|Konkel, Michael - WASHINGTON STATE UNIV|
|Kim, Bong - WASHINGTON STATE UNIV|
|Klena, John - UNIV CANTERBURY, NEW ZEAL|
Submitted to: Infection and Immunity
Publication Type: Peer Reviewed Journal
Publication Acceptance Date: May 22, 1998
Publication Date: N/A
Interpretive Summary: Fresh poultry is frequently contaminated with a bacteria (Campylobacter jejuni) that causes gastrointestinal disease (food poisoning) in humans. We did studies to determine how this bacteria is able to survive in the intestinal tract of chickens. We discovered that it responds to harsh environmental conditions by producing certain proteins called heat shock proteins. Further, we created a strain of this bacteria which lacks the ability to produce these proteins and is therefore unable to survive in the chicken. This observation furthers our understanding of how Campylobacter survives in the chicken and may lead to intervention strategies.

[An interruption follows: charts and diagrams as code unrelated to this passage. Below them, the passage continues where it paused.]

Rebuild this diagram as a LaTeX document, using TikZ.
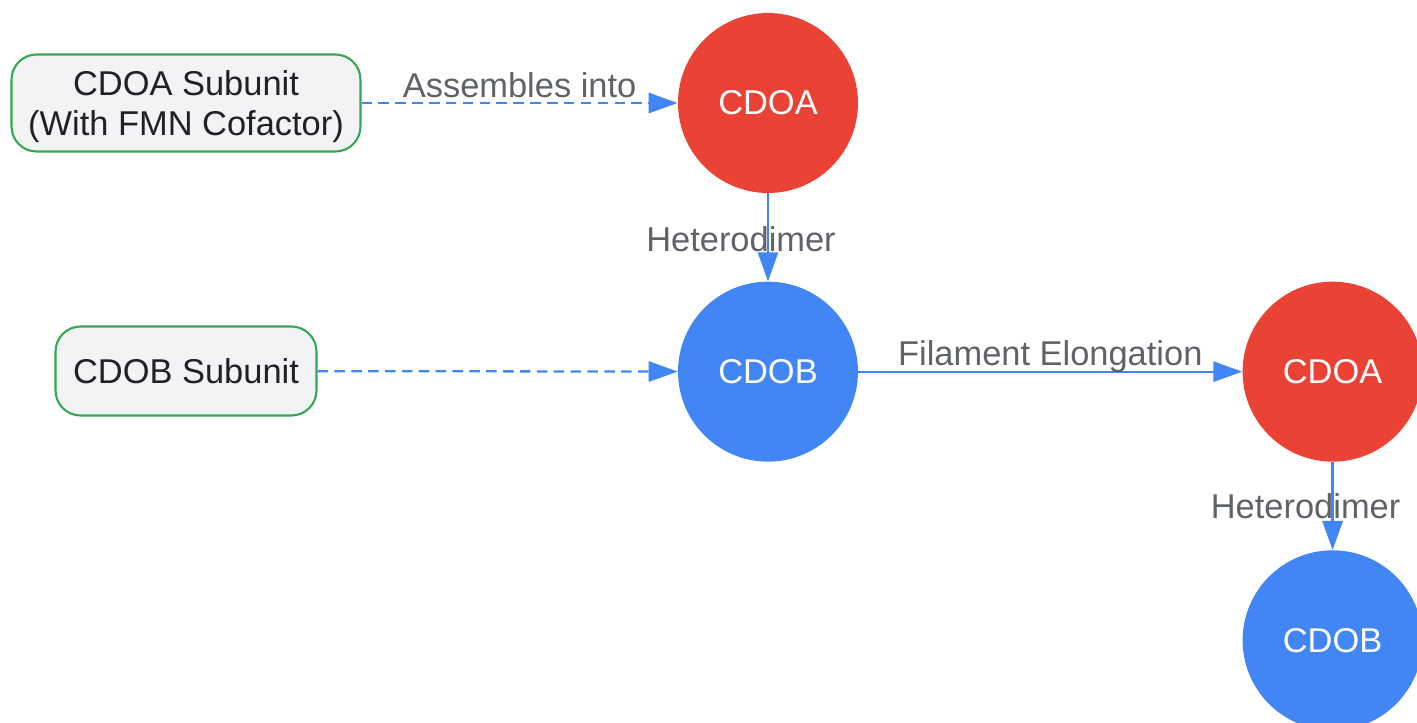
\documentclass[tikz,border=0pt]{standalone}
\usepackage{fontspec}
\setmainfont{Liberation Sans}
\usetikzlibrary{positioning, arrows.meta}
\definecolor{CdoRed}{HTML}{EA4335}
\definecolor{CdoBlue}{HTML}{4285F4}
\definecolor{SubGreen}{HTML}{34A853}
\definecolor{SubFill}{HTML}{F1F3F4}
\definecolor{BoxText}{HTML}{202124}
\definecolor{LabelGrey}{HTML}{5F6368}

\begin{document}
\begin{tikzpicture}[
			x=0.02cm, y=-0.02cm,
			every node/.style={font=\fontsize{19.6}{22.8}\selectfont},
			subunit/.style={draw=SubGreen,fill=SubFill,line width=1.2pt,rounded corners=0.5cm,align=center,text=BoxText,inner sep=0pt},
			protein/.style={circle,minimum size=3.6cm,inner sep=0pt,text=white},
			link/.style={draw=CdoBlue,line width=1.3pt,-{Triangle[length=16.5pt,width=11.5pt]}},
			assemble/.style={link,dash pattern=on 6pt off 3.6pt},
			lbl/.style={text=LabelGrey,inner sep=0pt,anchor=base}
		]
		\useasboundingbox (0,0) rectangle (1417,723);
		% subunits
		\node (subA) [subunit,text depth=0pt,minimum width=6.98cm,minimum height=1.94cm] at (186,103)
		{CDOA Subunit\\(With FMN Cofactor)};
		\node (subB) [subunit,minimum width=5.22cm,minimum height=1.78cm] at (186,371)
		{CDOB Subunit};
		% proteins
		\node (cdoaA) [protein,fill=CdoRed] at (768,103) {CDOA};
		\node (cdobA) [protein,fill=CdoBlue,below=1.76cm of cdoaA] {CDOB};
		\node (cdoaB) [protein,fill=CdoRed,right=7.68cm of cdobA] {CDOA};
		\node (cdobB) [protein,fill=CdoBlue,below=1.76cm of cdoaB] {CDOB};
		% links
		\draw [assemble] (subA) -- node[lbl,yshift=0.12cm] {Assembles into} (cdoaA);
		\draw [assemble] (subB) -- (cdobA);
		\draw [link] (cdoaA) -- node[lbl,xshift=-0.54cm,yshift=-0.28cm] {Heterodimer} (cdobA);
		\draw [link] (cdobA) -- node[lbl,yshift=0.12cm] {Filament Elongation} (cdoaB);
		\draw [link] (cdoaB) -- node[lbl,xshift=-0.54cm,yshift=-0.26cm] {Heterodimer} (cdobB);
	\end{tikzpicture}
\end{document}
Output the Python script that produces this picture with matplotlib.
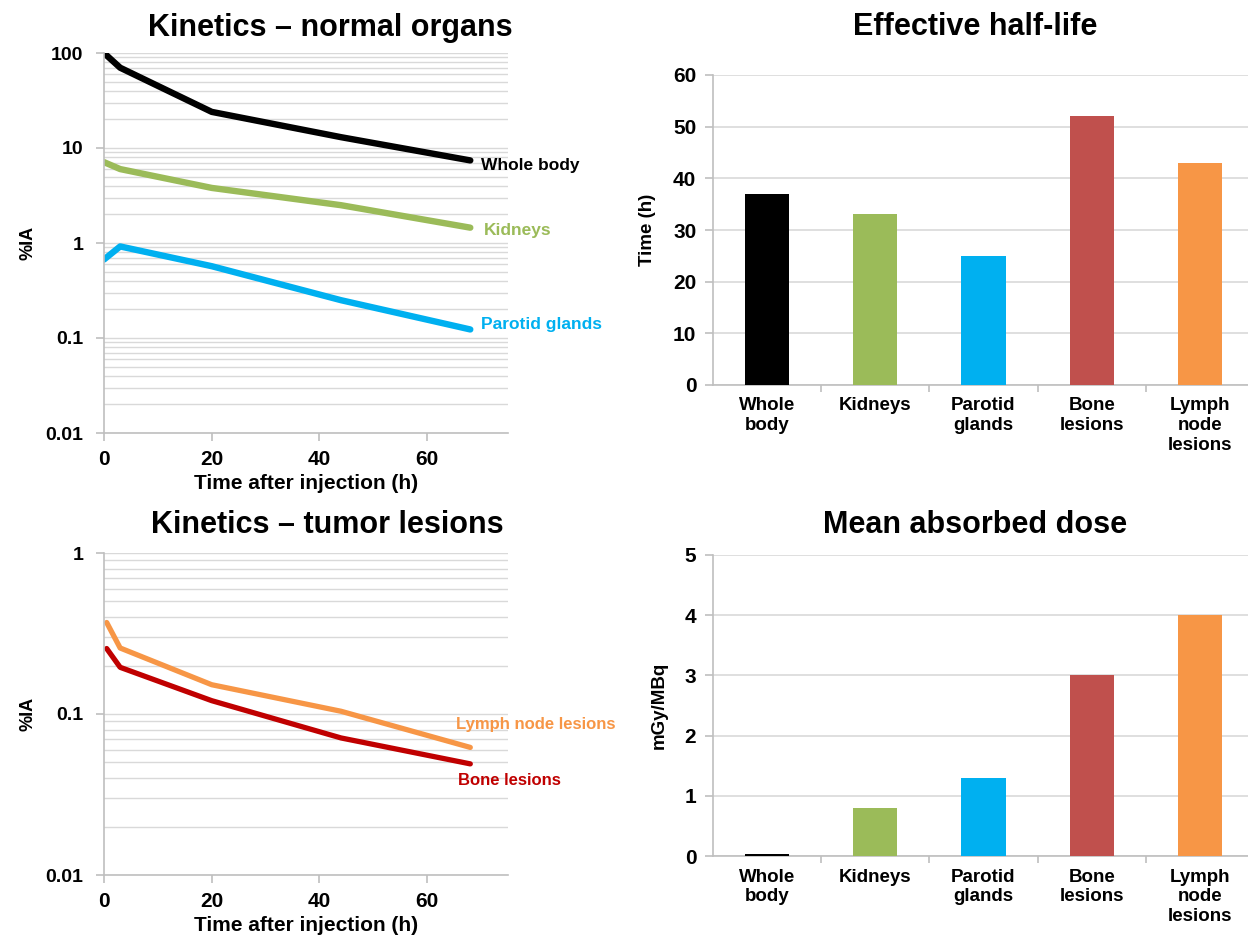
import matplotlib
matplotlib.use("Agg")
import matplotlib.pyplot as plt
from matplotlib.ticker import LogLocator, NullFormatter, FixedLocator

plt.rcParams["font.family"] = ["Liberation Sans", "DejaVu Sans"]
plt.rcParams["font.weight"] = "bold"

# data
t_normal = [0, 3, 20, 44, 68]
whole_body = [100, 70, 24, 13, 7.4]
kidneys = [7.1, 6.0, 3.8, 2.5, 1.45]
parotid = [0.67, 0.92, 0.57, 0.25, 0.123]

t_tumor = [0.5, 3, 20, 44, 68]
lymph_node = [0.37, 0.257, 0.152, 0.104, 0.062]
bone = [0.255, 0.195, 0.121, 0.071, 0.049]

organs = ["Whole\nbody", "Kidneys", "Parotid\nglands", "Bone\nlesions", "Lymph\nnode\nlesions"]
half_life = [37, 33, 25, 52, 43]
dose = [0.03, 0.8, 1.3, 3.0, 4.0]

bar_colors = ["#000000", "#9BBB59", "#00B0F0", "#C0504D", "#F79646"]
grid_col = "#d9d9d9"
spine_col = "#bfbfbf"

W, H = 1248, 941
fig = plt.figure(figsize=(W / 100, H / 100), dpi=100)


def box(x0, x1, y0, y1):
    # pixel box -> figure fraction
    return [x0 / W, 1 - y1 / H, (x1 - x0) / W, (y1 - y0) / H]


def style_log(ax, ymin, ymax):
    ax.set_yscale("log")
    ax.set_ylim(ymin, ymax)
    ax.set_xlim(0, 75)
    ax.yaxis.set_minor_locator(LogLocator(base=10, subs=range(2, 10)))
    ax.yaxis.set_minor_formatter(NullFormatter())
    ticks = [v for v in [0.01, 0.1, 1, 10, 100] if ymin <= v <= ymax]
    ax.set_yticks(ticks)
    ax.set_yticklabels(["%g" % v for v in ticks])
    ax.set_xticks([0, 20, 40, 60])
    ax.grid(True, which="both", axis="y", color=grid_col, lw=1.0)
    ax.set_axisbelow(True)
    for s in ["top", "right"]:
        ax.spines[s].set_visible(False)
    for s in ["left", "bottom"]:
        ax.spines[s].set_color(spine_col)
        ax.spines[s].set_linewidth(1.2)
    ax.tick_params(axis="both", which="major", color=spine_col, length=6, width=1.2)
    ax.tick_params(axis="y", labelsize=14, pad=9)
    ax.tick_params(axis="y", which="minor", length=0)
    ax.tick_params(axis="x", labelsize=15, pad=6)
    ax.set_xlabel("Time after injection (h)", fontsize=15, fontweight="bold", labelpad=4)
    ax.set_ylabel("%IA", fontsize=13, fontweight="bold", labelpad=6)


# --- top left: normal organs kinetics
ax1 = fig.add_axes(box(104, 508, 53, 433))
style_log(ax1, 0.01, 100)
ax1.plot(t_normal, whole_body, color="#000000", lw=4.6, solid_capstyle="round")
ax1.plot(t_normal, kidneys, color="#9BBB59", lw=4.6, solid_capstyle="round")
ax1.plot(t_normal, parotid, color="#00B0F0", lw=4.6, solid_capstyle="round")
ax1.annotate("Whole body", (t_normal[-1], whole_body[-1]), xytext=(11, -5),
             textcoords="offset pixels", va="center", fontsize=12.5, color="#000000")
ax1.annotate("Kidneys", (t_normal[-1], kidneys[-1]), xytext=(14, -3),
             textcoords="offset pixels", va="center", fontsize=12.5, color="#9BBB59")
ax1.annotate("Parotid glands", (t_normal[-1], parotid[-1]), xytext=(11, 5),
             textcoords="offset pixels", va="center", fontsize=12.5, color="#00B0F0")
fig.text(330 / W, 1 - 28 / H, "Kinetics \u2013 normal organs", ha="center", va="center",
         fontsize=22, fontweight="bold")

# --- bottom left: tumor lesions kinetics
ax2 = fig.add_axes(box(104, 508, 553, 875))
style_log(ax2, 0.01, 1)
ax2.plot(t_tumor, lymph_node, color="#F79646", lw=3.8, solid_capstyle="round")
ax2.plot(t_tumor, bone, color="#C00000", lw=3.8, solid_capstyle="round")
ax2.annotate("Lymph node lesions", (t_tumor[-1], lymph_node[-1]), xytext=(-14, 23),
             textcoords="offset pixels", va="center", fontsize=12, color="#F79646")
ax2.annotate("Bone lesions", (t_tumor[-1], bone[-1]), xytext=(-12, -17),
             textcoords="offset pixels", va="center", fontsize=12, color="#C00000")
fig.text(327 / W, 1 - 525 / H, "Kinetics \u2013 tumor lesions", ha="center", va="center",
         fontsize=22, fontweight="bold")


def style_bar(ax, vals, ymax, step, ylabel):
    x = range(len(vals))
    ax.bar(x, vals, width=0.41, color=bar_colors, zorder=3)
    ax.set_xlim(-0.5, len(vals) - 0.5)
    ax.set_ylim(0, ymax)
    ax.set_yticks([i * step for i in range(int(round(ymax / step)) + 1)])
    ax.set_xticks(list(x))
    ax.set_xticklabels(organs, fontsize=13.5, fontweight="bold", va="top")
    ax.xaxis.set_minor_locator(FixedLocator([i + 0.5 for i in range(len(vals) - 1)]))
    ax.grid(True, axis="y", color=grid_col, lw=1.2)
    ax.set_axisbelow(True)
    for s in ["top", "right"]:
        ax.spines[s].set_visible(False)
    for s in ["left", "bottom"]:
        ax.spines[s].set_color(spine_col)
        ax.spines[s].set_linewidth(1.2)
    ax.tick_params(axis="x", which="major", length=0, pad=9)
    ax.tick_params(axis="x", which="minor", length=5, color=spine_col, width=1.2)
    ax.tick_params(axis="y", length=6, color=spine_col, width=1.2, labelsize=15, pad=6)
    ax.set_ylabel(ylabel, fontsize=13.5, fontweight="bold", labelpad=12)


# --- top right: effective half-life
ax3 = fig.add_axes(box(713, 1254, 75, 385))
style_bar(ax3, half_life, 60, 10, "Time (h)")
fig.text(975 / W, 1 - 27 / H, "Effective half-life", ha="center", va="center",
         fontsize=22, fontweight="bold")

# --- bottom right: mean absorbed dose
ax4 = fig.add_axes(box(713, 1254, 555, 856))
style_bar(ax4, dose, 5, 1, "mGy/MBq")
fig.text(975 / W, 1 - 525 / H, "Mean absorbed dose", ha="center", va="center",
         fontsize=22, fontweight="bold")

fig.savefig("out.png", dpi=100)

Technical Abstract: Campylobacter jejuni, a microaerophilic, gram-negative bacterium, is a common cause of gastrointestinal disease in humans. Heat-shock proteins (hsps) are a group of highly conserved, co-regulated proteins that play important roles in enabling organisms to cope with physiological stresses. The primary aim of this study was to characterize the heat shock response of C. jejuni. Twenty-four proteins were preferentially synthesized by C. jejuni immediately following heat shock. Upon immunoscreening E. coli transformants harboring a Campylobacter genomic DNA library, one recombinant plasmid was isolated that encodes a heat shock protein. The recombinant plasmid, designated pMEK20, contained an open reading frame of 1,119-bp that was capable of encoding a protein of 372 amino acids with a calculated molecular mass of 41,436 Da. The deduced amino acid sequence of the open reading frame shared similarity with DnaJ, belonging to the hsp40 family of molecular chaperones, from a number of bacteria. An E. coli DnaJ-mutant was successfully complemented with the pMEK20 recombinant plasmid as judged by the ability of bacteriophage lambda to form plaques, indicating that the C. jejuni gene encoding the 41 kDa protein is a functional homolog of the DnaJ gene from E. coli. The ability of each of two C. jejuni DnaJ mutants to form colonies at 46 C was severely retarded, indicating that DnaJ plays an important role in C. jejuni thermotolerance. Experiments revealed that a C. jejuni DnaJ mutant was unable to colonize newly hatched Leghorn chickens, suggesting that hsps play a role in vivo.